Tirarlo todo es lanzar las cosas a la muerte, lo cual nos causa dolor, además de la consiguiente incomprensión de los familiares o amigos que no entenderán cómo despilfarramos las glorias que el mundo nos ofrece. Y es que no se entiende que exista algo superior a las cumbres que el hombre tiene como supuestos para una realización personal. Por la excelencia del conocimiento de Cristo no sólo consideraremos las ganancias de este mundo como basura, sino aun rendiremos nuestras propias vidas, negándonos a nosotros mismos a fin de ganarlo a él, llegando a ser semejantes a él en su muerte; esto es, rendir la vida por los demás.

En el contexto de la epístola, Pablo menciona 14 veces la palabra sentir; nos pide que tengamos el sentir que hubo en Cristo. El sentir o actitud que hubo en Cristo fue que, siendo Dios, se hizo hombre; siendo hombre, se hizo esclavo; siendo Rey, vino a servir; siendo rico, se hizo pobre; siendo todo, se hizo nada. Esto es morir y este es el sentir de Cristo.

Por lo tanto, se espera de nosotros este mismo sentir. Si no experimentamos esto, permaneceremos en un infantilismo espiritual. Si usted quiere crecer hasta llegar a la madurez, tiene que tener comunión con los padecimientos de Cristo. ¿Ha tenido usted esta experiencia? ¿Conoce a Cristo experimentalmente? ¿O su conocimiento de Cristo es histórico, intelectual, bíblico, teórico?

Pablo decía: “Ahora me gozo en lo que padezco por vosotros, y cumplo en mi carne lo que falta de las aflicciones de Cristo por su cuerpo, que es la iglesia” (Col. 1:24). Gozarse en el padecimiento pudiera parecer como un masoquismo. Pero no se trata de eso, ni de buscar los sufrimientos.

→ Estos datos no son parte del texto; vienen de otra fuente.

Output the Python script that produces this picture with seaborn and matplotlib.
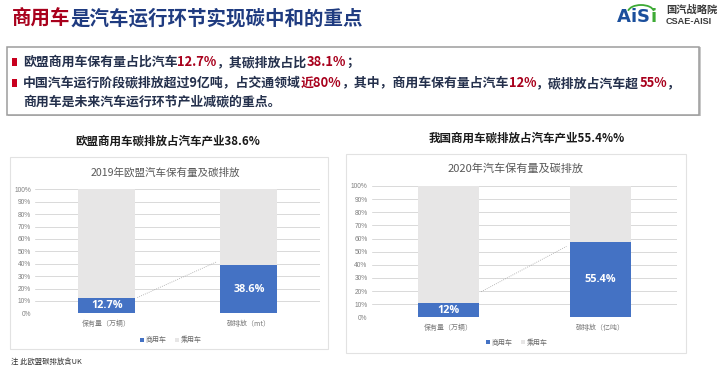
import matplotlib
matplotlib.use("Agg")
import matplotlib.pyplot as plt
from matplotlib.patches import Rectangle, Patch, Arc
import seaborn as sns

# ---------------- data ----------------
eu_categories = ['保有量（万辆）', '碳排放（mt）']
eu_commercial = [12.7, 38.6]
eu_passenger = [87.3, 61.4]
eu_labels = ['12.7%', '38.6%']
eu_connector = [12.7, 41.6]

cn_categories = ['保有量（万辆）', '碳排放（亿吨）']
cn_commercial = [10.7, 57.5]
cn_passenger = [89.3, 42.5]
cn_labels = ['12%', '55.4%']
cn_connector = [19.5, 54.0]

y_ticks = list(range(0, 101, 10))
legend_names = ['商用车', '乘用车']

main_title = [('商用车', 'red'), ('是汽车运行环节实现碳中和的重点', 'navy')]
bullet1 = [('欧盟商用车保有量占比汽车', 'ink'), ('12.7%', 'red'), ('，其碳排放占比', 'ink'),
           ('38.1%', 'red'), ('；', 'ink')]
bullet2 = [('中国汽车运行阶段碳排放超过9亿吨，占交通领域', 'ink'), ('近80%', 'red'),
           ('，其中，商用车保有量占汽车', 'ink'), ('12%', 'red'), ('，碳排放占汽车超', 'ink'),
           ('55%', 'red'), ('，', 'ink')]
bullet3 = [('商用车是未来汽车运行环节产业减碳的重点。', 'ink')]

# ---------------- style ----------------
sns.set_style('white')
plt.rcParams['font.family'] = ['Noto Sans CJK SC', 'DejaVu Sans']

W, H = 722, 370
fig = plt.figure(figsize=(W / 100, H / 100), dpi=100)
fig.patch.set_facecolor('white')
renderer = fig.canvas.get_renderer()

COL = {'red': '#A8001C', 'navy': '#1F3B80', 'ink': '#24304C'}
BLUE = '#4472C4'
GREY = '#E7E6E6'


def fx(px):
    return px / W


def fy(py):
    return 1 - py / H


def chain(x, y, parts, size, weight='bold', **kw):
    for s, c in parts:
        t = fig.text(fx(x), fy(y), s, color=COL.get(c, c), fontsize=size,
                     fontweight=weight, ha='left', va='center', **kw)
        bb = t.get_window_extent(renderer)
        x += bb.width


# main title
chain(12, 19, main_title, 14.0)

# logo
lx = 617
for s, c in [('A', '#1B4F9C'), ('i', '#1B4F9C'), ('S', '#1B4F9C'), ('i', '#3DAA35')]:
    t = fig.text(fx(lx), fy(17), s, color=c, fontsize=13, fontweight='bold',
                 family='DejaVu Sans', ha='left', va='center')
    lx += t.get_window_extent(renderer).width
fig.patches.append(Arc((fx(641), fy(12)), fx(26), 14 / H, theta1=10, theta2=170,
                       transform=fig.transFigure, color='#3DAA35', lw=1.3))
fig.text(fx(666), fy(10), '国汽战略院', fontsize=7.4, fontweight='bold', color='#3a3a3a',
         ha='left', va='center')
fig.text(fx(666), fy(21), 'CSAE-AISI', fontsize=6.6, fontweight='bold', color='#3a3a3a',
         family='Liberation Sans', ha='left', va='center')

# bullet box
fig.patches.append(Rectangle((fx(8), fy(116)), fx(693), 69 / H, transform=fig.transFigure,
                             facecolor='#C8C8C8', edgecolor='none', zorder=-3))
fig.patches.append(Rectangle((fx(7), fy(115)), fx(692), 68 / H, transform=fig.transFigure,
                             facecolor='white', edgecolor='#9C9C9C', lw=1.1, zorder=-2))
for by in (62, 83):
    fig.patches.append(Rectangle((fx(12), fy(by + 4)), fx(5), 8 / H, transform=fig.transFigure,
                                 facecolor='#C8001E', edgecolor='none'))
chain(23, 62, bullet1, 9.3)
chain(23, 83, bullet2, 9.3)
chain(23, 102, bullet3, 9.3)


def chart(box, ax_rect, cats, comm, pas, labels, conn, title, title_xy, inner, inner_xy,
          inner_size, legend_xy):
    x0, y0, x1, y1 = box
    fig.patches.append(Rectangle((fx(x0), fy(y1)), fx(x1 - x0), (y1 - y0) / H,
                                 transform=fig.transFigure, facecolor='white',
                                 edgecolor='#E2E2E2', lw=0.8, zorder=-1))
    fig.text(fx(title_xy[0]), fy(title_xy[1]), title, fontsize=8.3, fontweight='bold',
             color='#1A1A1A', ha='center', va='center')
    fig.text(fx(inner_xy[0]), fy(inner_xy[1]), inner, fontsize=inner_size, color='#595959',
             ha='center', va='center')
    ax = fig.add_axes(ax_rect)
    ax.set_facecolor('none')
    totals = [c + p for c, p in zip(comm, pas)]
    bw = 0.4
    sns.barplot(x=cats, y=totals, color=GREY, width=bw, saturation=1, linewidth=0,
                errorbar=None, ax=ax, zorder=2)
    sns.barplot(x=cats, y=comm, color=BLUE, width=bw, saturation=1, linewidth=0,
                errorbar=None, ax=ax, zorder=3)
    ax.plot([bw / 2 + 0.015, 1 - bw / 2 - 0.025], conn, linestyle=(0, (1, 1.5)),
            color='#A6A6A6', lw=0.6, zorder=4)
    for i, (v, lab) in enumerate(zip(comm, labels)):
        ax.text(i, v / 2, lab, color='white', fontsize=7.8, fontweight='bold',
                family='Open Sans', ha='center', va='center', zorder=5)
    ax.set_xlim(-0.505, 1.5)
    ax.set_ylim(0, 100)
    ax.set_yticks(y_ticks)
    ax.set_yticklabels([f'{v}%' for v in y_ticks])
    ax.grid(axis='y', color='#D9D9D9', lw=0.7)
    ax.grid(axis='x', visible=False)
    ax.set_axisbelow(True)
    for s in ax.spines.values():
        s.set_visible(False)
    ax.tick_params(axis='y', length=0, pad=3, labelsize=4.8, labelcolor='#808080')
    for lab in ax.get_yticklabels():
        lab.set_family('Liberation Sans')
    ax.tick_params(axis='x', length=0, pad=5, labelsize=5.0, labelcolor='#7A7A7A')
    ax.set_xlabel('')
    ax.set_ylabel('')
    handles = [Patch(facecolor=BLUE, edgecolor='none'), Patch(facecolor=GREY, edgecolor='none')]
    ax.legend(handles, legend_names, loc='center', bbox_to_anchor=legend_xy, ncol=2,
              frameon=False, fontsize=5.0, handlelength=0.5, handleheight=0.5,
              handletextpad=0.3, columnspacing=1.2, labelcolor='#6A6A6A')
    return ax


chart((10, 157, 328, 349),
      [fx(35), fy(313.3), fx(285), 124 / H],
      eu_categories, eu_commercial, eu_passenger, eu_labels, eu_connector,
      '欧盟商用车碳排放占汽车产业38.6%', (168, 141),
      '2019年欧盟汽车保有量及碳排放', (165.5, 173), 7.6,
      ((171 - 35) / 285, (313.3 - 340) / 124))

chart((346, 154, 686, 353),
      [fx(371.7), fy(317.3), fx(305), 131.3 / H],
      cn_categories, cn_commercial, cn_passenger, cn_labels, cn_connector,
      '我国商用车碳排放占汽车产业55.4%%', (527, 138),
      '2020年汽车保有量及碳排放', (516, 169), 8.0,
      ((517 - 371.7) / 305, (317.3 - 342.7) / 131.3))

fig.text(fx(11), fy(362), '注 此欧盟碳排放含UK', fontsize=5.3, color='#333333',
         ha='left', va='center')

fig.savefig('out.png', dpi=100, facecolor='white')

Simplemente ellos llegan con el vivir cristiano. El gozo está en saber que se sufre con propósito. Sufrimos porque aún faltan aflicciones de Cristo por su cuerpo, y estos son los sufrimientos que se van cumpliendo en sus miembros. Puesto que el cuerpo está unido a la Cabeza, participa de todo lo que le pasa a la Cabeza. Cristo aún sufre e intercede por la iglesia, así también la iglesia sufre por su ausencia, pero se goza en las aflicciones porque sabe que éstas le unen más y más a su Amado.

La gracia de Dios obra en nosotros la muerte y la vida de Cristo. Morir para resucitar es la marcha constante en esta carrera. No podemos gustar de la vida de resurrección sin experimentar la muerte del yo. Y es que el Señor resucitado ha sido implantado dentro de nosotros en una perfecta unión con nuestro espíritu, pues “el que se une al Señor un espíritu es con él” (1 Cor. 6:17). Es Cristo mismo quien hace morir el hombre viejo en nosotros; es él quien ‘resucita’ dentro de nosotros, es él quien reproduce su imagen en nosotros hasta el punto de la consumación de la gloria de Dios en nosotros en el día postrero.

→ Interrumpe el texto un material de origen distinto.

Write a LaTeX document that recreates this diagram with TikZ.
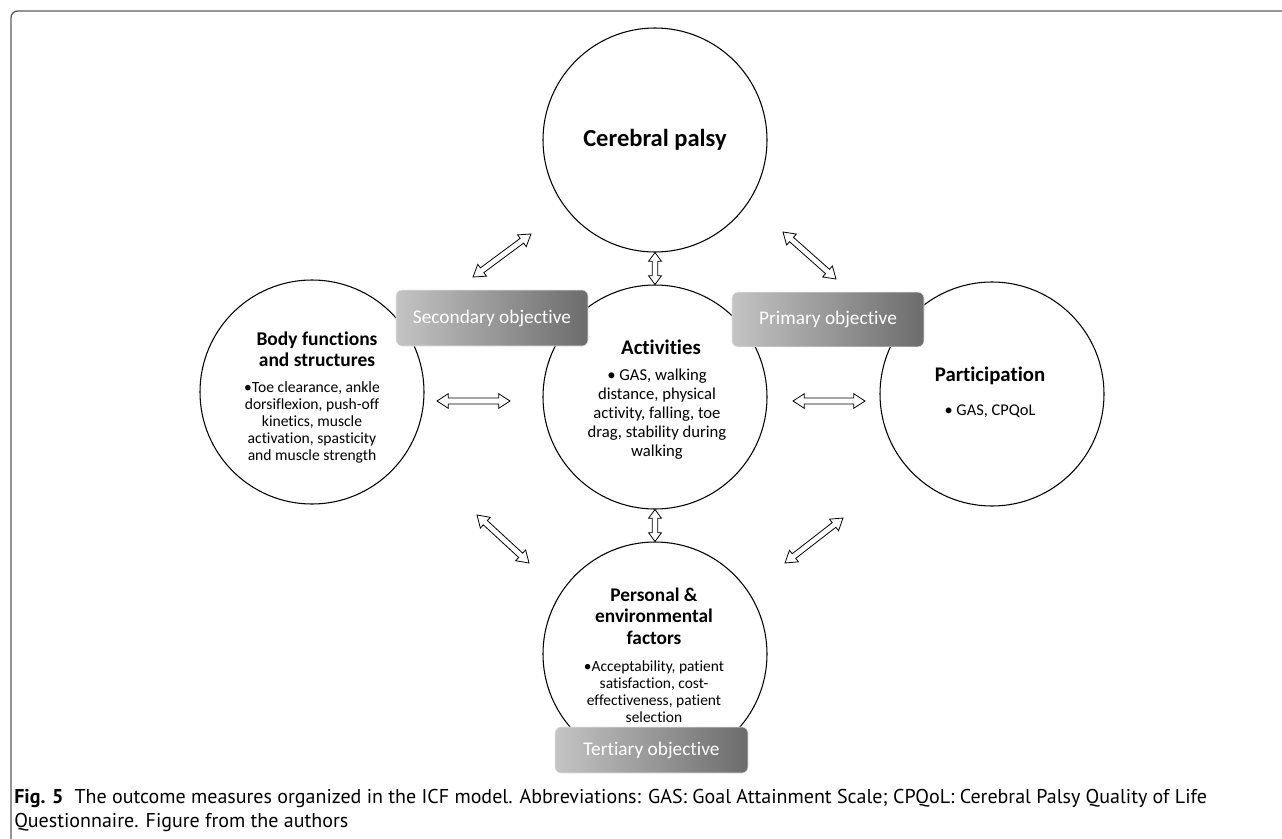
\documentclass[tikz,border=0pt]{standalone}
\usepackage{fontspec}
\setmainfont{Carlito}[Ligatures=NoCommon]
\newfontfamily\capfont{PT Sans}
\usetikzlibrary{calc,positioning}

\definecolor{boxlight}{RGB}{196,196,196}
\definecolor{boxdark}{RGB}{108,108,108}
\definecolor{framegray}{RGB}{90,90,90}

\tikzset{
  arrhw/.store in=\arrhw, arrsw/.store in=\arrsw, arrhl/.store in=\arrhl,
  arrhw=5.5pt, arrsw=2.2pt, arrhl=8.5pt,
  twoway/.style={draw=black, fill=white, line width=0.6pt, line join=miter,
    to path={let \p1=($(\tikztostart)!\arrhl!(\tikztotarget)$),
                 \p2=($(\tikztotarget)!\arrhl!(\tikztostart)$) in
      (\tikztostart)
      -- ($(\p1)!\arrhw!90:(\tikztotarget)$) -- ($(\p1)!\arrsw!90:(\tikztotarget)$)
      -- ($(\p2)!\arrsw!-90:(\tikztostart)$) -- ($(\p2)!\arrhw!-90:(\tikztostart)$)
      -- (\tikztotarget)
      -- ($(\p2)!\arrhw!90:(\tikztostart)$) -- ($(\p2)!\arrsw!90:(\tikztostart)$)
      -- ($(\p1)!\arrsw!-90:(\tikztotarget)$) -- ($(\p1)!\arrhw!-90:(\tikztotarget)$)
      -- cycle}},
  icfcircle/.style={circle, draw=black, line width=0.8pt, minimum size=168pt, inner sep=0pt},
  titletext/.style={align=center, inner sep=0pt, font=\fontsize{14.6}{15.8}\selectfont\bfseries},
  bullettext/.style={align=center, inner sep=0pt, font=\fontsize{11.7}{12.75}\selectfont},
  objective/.style={rounded corners=4.5pt, left color=boxlight, right color=boxdark,
    draw=white!80!gray, line width=0.4pt, minimum width=144pt, text=white,
    font=\fontsize{14.5}{17}\selectfont},
}

\begin{document}
\begin{tikzpicture}[x=0.75pt, y=-0.75pt]
  \useasboundingbox (0,0) rectangle (1282,839);
  % 枠の描画
  \draw[framegray, line width=1pt, rounded corners=5pt] (1282,11) -- (11,11) -- (11,839);
  % 中心の定義
  \coordinate (palsy_center) at (655, 140);
  \coordinate (body_center) at (312, 392);
  \coordinate (activities_center) at (655, 397);
  \coordinate (participation_center) at (992, 394);
  \coordinate (personal_center) at (655, 654);
  % 円の描画
  \node[icfcircle] (palsy) at (palsy_center) {};
  \node[icfcircle] (body) at (body_center) {};
  \node[icfcircle] (activities) at (activities_center) {};
  \node[icfcircle] (participation) at (participation_center) {};
  \node[icfcircle] (personal) at (personal_center) {};
  % 文字の描画
  \node[titletext, font=\fontsize{18.4}{22}\selectfont\bfseries] (palsy_title) at (palsy_center) {Cerebral palsy};
  \node[titletext] (body_title) at (317, 349.5) {Body functions\\and structures};
  \node[bullettext] (body_text) at (312, 422) {•Toe clearance, ankle\\dorsiflexion, push-off\\kinetics, muscle\\activation, spasticity\\and muscle strength};
  \node[titletext, font=\fontsize{15.6}{18}\selectfont\bfseries] (activities_title) at (661, 347) {Activities};
  \node[bullettext, font=\fontsize{12.5}{14.25}\selectfont] (activities_text) at (657, 414) {• GAS, walking\\distance, physical\\activity, falling, toe\\drag, stability during\\walking};
  \node[titletext, font=\fontsize{15.6}{18}\selectfont\bfseries] (participation_title) at (990, 376) {Participation};
  \node[bullettext, font=\fontsize{12.3}{14}\selectfont] (participation_text) at (990, 411) {• GAS, CPQoL};
  \node[titletext, font=\fontsize{14.5}{16}\selectfont\bfseries] (personal_title) at (654, 616) {Personal \&\\environmental\\factors};
  \node[bullettext, font=\fontsize{11.6}{12.75}\selectfont] (personal_text) at (654, 691.5) {•Acceptability, patient\\satisfaction, cost-\\effectiveness, patient\\selection};
  % 矢印の描画
  \coordinate (palsy_body_a) at (473, 277);
  \coordinate (palsy_body_b) at (531, 234);
  \coordinate (palsy_part_a) at (783, 232);
  \coordinate (palsy_part_b) at (836, 279);
  \coordinate (body_act_a) at (437, 401);
  \coordinate (body_act_b) at (510, 401);
  \coordinate (act_part_a) at (793, 401);
  \coordinate (act_part_b) at (865, 401);
  \coordinate (body_pers_a) at (477, 515);
  \coordinate (body_pers_b) at (529, 563);
  \coordinate (part_pers_a) at (843, 518);
  \coordinate (part_pers_b) at (785, 563);
  \draw[twoway] (palsy_body_a) to (palsy_body_b);
  \draw[twoway] (palsy_part_a) to (palsy_part_b);
  \draw[twoway, arrhl=6.5pt, arrhw=4.8pt, arrsw=2.1pt] (palsy.south) to (activities.north);
  \draw[twoway] (body_act_a) to (body_act_b);
  \draw[twoway] (act_part_a) to (act_part_b);
  \draw[twoway, arrhl=6.5pt, arrhw=4.8pt, arrsw=2.1pt] (activities.south) to (personal.north);
  \draw[twoway] (body_pers_a) to (body_pers_b);
  \draw[twoway] (part_pers_a) to (part_pers_b);
  % 目標の描画
  \node[objective, minimum height=42pt] (secondary) at (492, 318) {Secondary objective};
  \node[objective, minimum height=41pt] (primary) at (828, 319.5) {Primary objective};
  \node[objective, minimum height=34.5pt, minimum width=144.75pt] (tertiary) at (651.5, 750) {Tertiary objective};
  % 説明文
  \node[anchor=base west, inner sep=0pt, font=\capfont\fontsize{15}{18}\selectfont] (caption_first) at (14, 803)
    {\textbf{Fig. 5}\hspace{0.55em}The outcome measures organized in the ICF model. Abbreviations: GAS: Goal Attainment Scale; CPQoL: Cerebral Palsy Quality of Life};
  \node[anchor=base west, inner sep=0pt, font=\capfont\fontsize{15}{18}\selectfont] (caption_second) at (14, 827)
    {Questionnaire. Figure from the authors};
\end{tikzpicture}
\end{document}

La madurez es la semejanza de Cristo

El apóstol Pablo dice que en todas estas cosas él no ha alcanzado todavía todo el conocimiento de Cristo, y que aún no es perfecto. No se atreve a decir que ha llegado a la plena madurez en cuanto a la experimentación de la excelencia del conocimiento de Cristo Jesús. Pero una cosa hace: sigue adelante en la carrera; su objetivo es uno solo: llegar a la meta, al supremo llamamiento de Dios en Cristo Jesús. Esto significa experimentar a Cristo en la plenitud de su muerte y resurrección. Por eso olvida todo aquello que tiró hacia atrás, todo aquello que dejó por Cristo y todo aquello en que ha padecido y sido entregado a la muerte por la causa de Cristo, y prosigue adelante a la meta. La perfección es Cristo.

¿Qué es aquello que él quiere asir y que aún no ha alcanzado, y para lo cual fue asido por Cristo? Es la madurez, la semejanza de Cristo, “llegar a ser semejante a él en su muerte”, y también “si en alguna manera llegase a la resurrección de entre los muertos”. No está planteando una duda respecto del hecho de la resurrección; sino que, como quien ha estado en un combate permanente, sabe que donde hay combate hay peligro. Por eso, debe mantenerse humilde y vigilante, dependiente de la gracia de Dios, pues sabe que sólo así obtendrá la victoria.